### WORK TO COMPLETE
Can you transcribe every entry word for word, skipping the images?

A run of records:
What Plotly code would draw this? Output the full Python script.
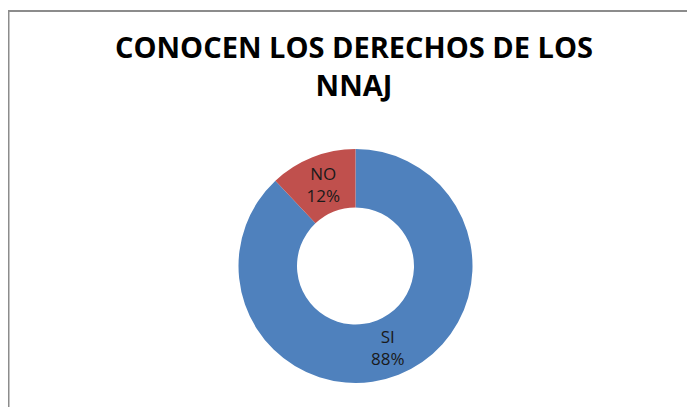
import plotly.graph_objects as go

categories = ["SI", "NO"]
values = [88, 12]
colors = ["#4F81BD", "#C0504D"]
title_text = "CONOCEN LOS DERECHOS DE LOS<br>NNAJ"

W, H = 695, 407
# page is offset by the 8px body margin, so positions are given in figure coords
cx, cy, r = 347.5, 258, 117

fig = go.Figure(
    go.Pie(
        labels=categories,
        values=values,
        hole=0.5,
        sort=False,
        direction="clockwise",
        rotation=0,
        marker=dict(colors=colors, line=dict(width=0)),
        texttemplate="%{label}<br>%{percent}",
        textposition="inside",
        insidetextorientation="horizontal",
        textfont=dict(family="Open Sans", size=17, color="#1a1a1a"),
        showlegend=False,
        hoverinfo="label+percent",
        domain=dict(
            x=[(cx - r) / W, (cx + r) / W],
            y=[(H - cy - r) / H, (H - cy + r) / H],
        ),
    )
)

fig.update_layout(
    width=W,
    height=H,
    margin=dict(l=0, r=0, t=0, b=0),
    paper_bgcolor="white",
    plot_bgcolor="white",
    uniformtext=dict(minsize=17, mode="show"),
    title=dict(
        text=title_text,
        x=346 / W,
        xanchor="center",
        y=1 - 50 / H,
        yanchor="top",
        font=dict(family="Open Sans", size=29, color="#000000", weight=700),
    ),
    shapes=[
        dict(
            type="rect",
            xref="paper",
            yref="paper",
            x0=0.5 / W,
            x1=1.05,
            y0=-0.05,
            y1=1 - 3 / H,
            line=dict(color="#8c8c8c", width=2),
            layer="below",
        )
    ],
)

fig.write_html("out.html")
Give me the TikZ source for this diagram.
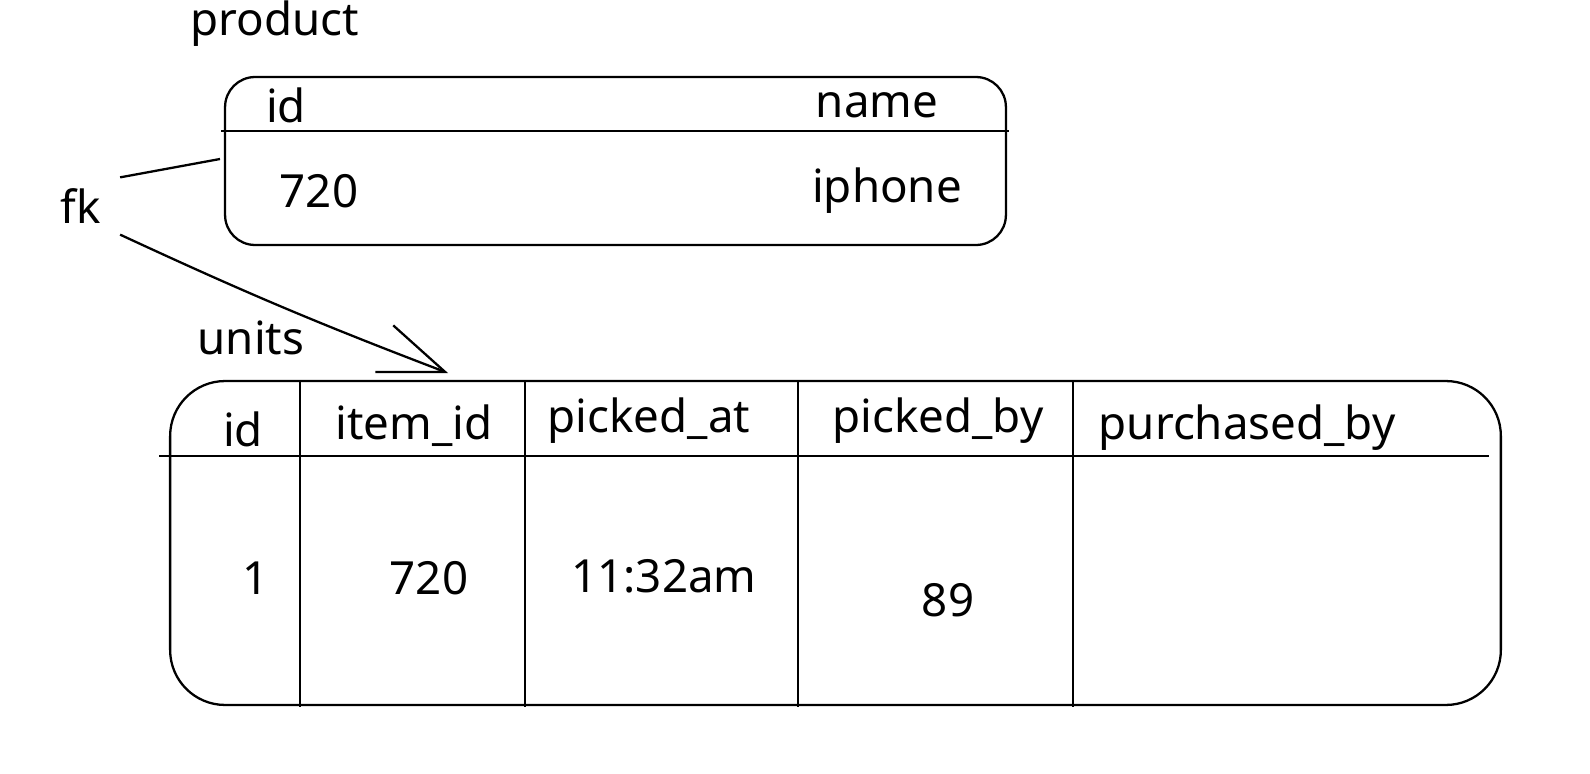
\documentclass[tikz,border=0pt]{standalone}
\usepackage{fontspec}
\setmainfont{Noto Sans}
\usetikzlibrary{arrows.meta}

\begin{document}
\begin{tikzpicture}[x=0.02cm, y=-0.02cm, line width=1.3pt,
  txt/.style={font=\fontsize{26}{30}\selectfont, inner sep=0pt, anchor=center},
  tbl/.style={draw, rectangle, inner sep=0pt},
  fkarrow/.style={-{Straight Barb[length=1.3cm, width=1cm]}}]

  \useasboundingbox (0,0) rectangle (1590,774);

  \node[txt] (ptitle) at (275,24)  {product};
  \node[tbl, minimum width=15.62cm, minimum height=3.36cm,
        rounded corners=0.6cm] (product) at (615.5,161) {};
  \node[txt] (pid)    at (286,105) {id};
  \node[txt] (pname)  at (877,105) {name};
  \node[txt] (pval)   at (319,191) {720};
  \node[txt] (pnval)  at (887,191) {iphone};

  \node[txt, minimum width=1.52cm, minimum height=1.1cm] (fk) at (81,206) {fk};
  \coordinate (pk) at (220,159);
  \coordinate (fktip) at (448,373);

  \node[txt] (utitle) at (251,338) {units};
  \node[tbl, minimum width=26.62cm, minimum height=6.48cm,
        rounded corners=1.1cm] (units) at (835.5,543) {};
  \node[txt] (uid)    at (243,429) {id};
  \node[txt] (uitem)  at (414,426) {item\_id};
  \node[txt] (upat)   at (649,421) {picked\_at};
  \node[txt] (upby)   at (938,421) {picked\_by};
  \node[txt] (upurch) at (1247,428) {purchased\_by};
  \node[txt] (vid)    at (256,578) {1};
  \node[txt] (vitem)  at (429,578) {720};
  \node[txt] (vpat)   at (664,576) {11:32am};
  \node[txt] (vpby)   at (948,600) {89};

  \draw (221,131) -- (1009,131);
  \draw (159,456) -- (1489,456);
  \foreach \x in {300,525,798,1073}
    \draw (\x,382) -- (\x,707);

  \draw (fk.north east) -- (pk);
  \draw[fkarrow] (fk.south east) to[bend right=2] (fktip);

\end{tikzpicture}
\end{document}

### PROBLEM SOLUTION
What Plotly code would draw this? Output the full Python script.
import plotly.graph_objects as go

categories = ["SI", "NO"]
values = [88, 12]
colors = ["#4F81BD", "#C0504D"]
title_text = "CONOCEN LOS DERECHOS DE LOS<br>NNAJ"

W, H = 695, 407
# page is offset by the 8px body margin, so positions are given in figure coords
cx, cy, r = 347.5, 258, 117

fig = go.Figure(
    go.Pie(
        labels=categories,
        values=values,
        hole=0.5,
        sort=False,
        direction="clockwise",
        rotation=0,
        marker=dict(colors=colors, line=dict(width=0)),
        texttemplate="%{label}<br>%{percent}",
        textposition="inside",
        insidetextorientation="horizontal",
        textfont=dict(family="Open Sans", size=17, color="#1a1a1a"),
        showlegend=False,
        hoverinfo="label+percent",
        domain=dict(
            x=[(cx - r) / W, (cx + r) / W],
            y=[(H - cy - r) / H, (H - cy + r) / H],
        ),
    )
)

fig.update_layout(
    width=W,
    height=H,
    margin=dict(l=0, r=0, t=0, b=0),
    paper_bgcolor="white",
    plot_bgcolor="white",
    uniformtext=dict(minsize=17, mode="show"),
    title=dict(
        text=title_text,
        x=346 / W,
        xanchor="center",
        y=1 - 50 / H,
        yanchor="top",
        font=dict(family="Open Sans", size=29, color="#000000", weight=700),
    ),
    shapes=[
        dict(
            type="rect",
            xref="paper",
            yref="paper",
            x0=0.5 / W,
            x1=1.05,
            y0=-0.05,
            y1=1 - 3 / H,
            line=dict(color="#8c8c8c", width=2),
            layer="below",
        )
    ],
)

fig.write_html("out.html")
Give me the TikZ source for this diagram.
\documentclass[tikz,border=0pt]{standalone}
\usepackage{fontspec}
\setmainfont{Noto Sans}
\usetikzlibrary{arrows.meta}

\begin{document}
\begin{tikzpicture}[x=0.02cm, y=-0.02cm, line width=1.3pt,
  txt/.style={font=\fontsize{26}{30}\selectfont, inner sep=0pt, anchor=center},
  tbl/.style={draw, rectangle, inner sep=0pt},
  fkarrow/.style={-{Straight Barb[length=1.3cm, width=1cm]}}]

  \useasboundingbox (0,0) rectangle (1590,774);

  \node[txt] (ptitle) at (275,24)  {product};
  \node[tbl, minimum width=15.62cm, minimum height=3.36cm,
        rounded corners=0.6cm] (product) at (615.5,161) {};
  \node[txt] (pid)    at (286,105) {id};
  \node[txt] (pname)  at (877,105) {name};
  \node[txt] (pval)   at (319,191) {720};
  \node[txt] (pnval)  at (887,191) {iphone};

  \node[txt, minimum width=1.52cm, minimum height=1.1cm] (fk) at (81,206) {fk};
  \coordinate (pk) at (220,159);
  \coordinate (fktip) at (448,373);

  \node[txt] (utitle) at (251,338) {units};
  \node[tbl, minimum width=26.62cm, minimum height=6.48cm,
        rounded corners=1.1cm] (units) at (835.5,543) {};
  \node[txt] (uid)    at (243,429) {id};
  \node[txt] (uitem)  at (414,426) {item\_id};
  \node[txt] (upat)   at (649,421) {picked\_at};
  \node[txt] (upby)   at (938,421) {picked\_by};
  \node[txt] (upurch) at (1247,428) {purchased\_by};
  \node[txt] (vid)    at (256,578) {1};
  \node[txt] (vitem)  at (429,578) {720};
  \node[txt] (vpat)   at (664,576) {11:32am};
  \node[txt] (vpby)   at (948,600) {89};

  \draw (221,131) -- (1009,131);
  \draw (159,456) -- (1489,456);
  \foreach \x in {300,525,798,1073}
    \draw (\x,382) -- (\x,707);

  \draw (fk.north east) -- (pk);
  \draw[fkarrow] (fk.south east) to[bend right=2] (fktip);

\end{tikzpicture}
\end{document}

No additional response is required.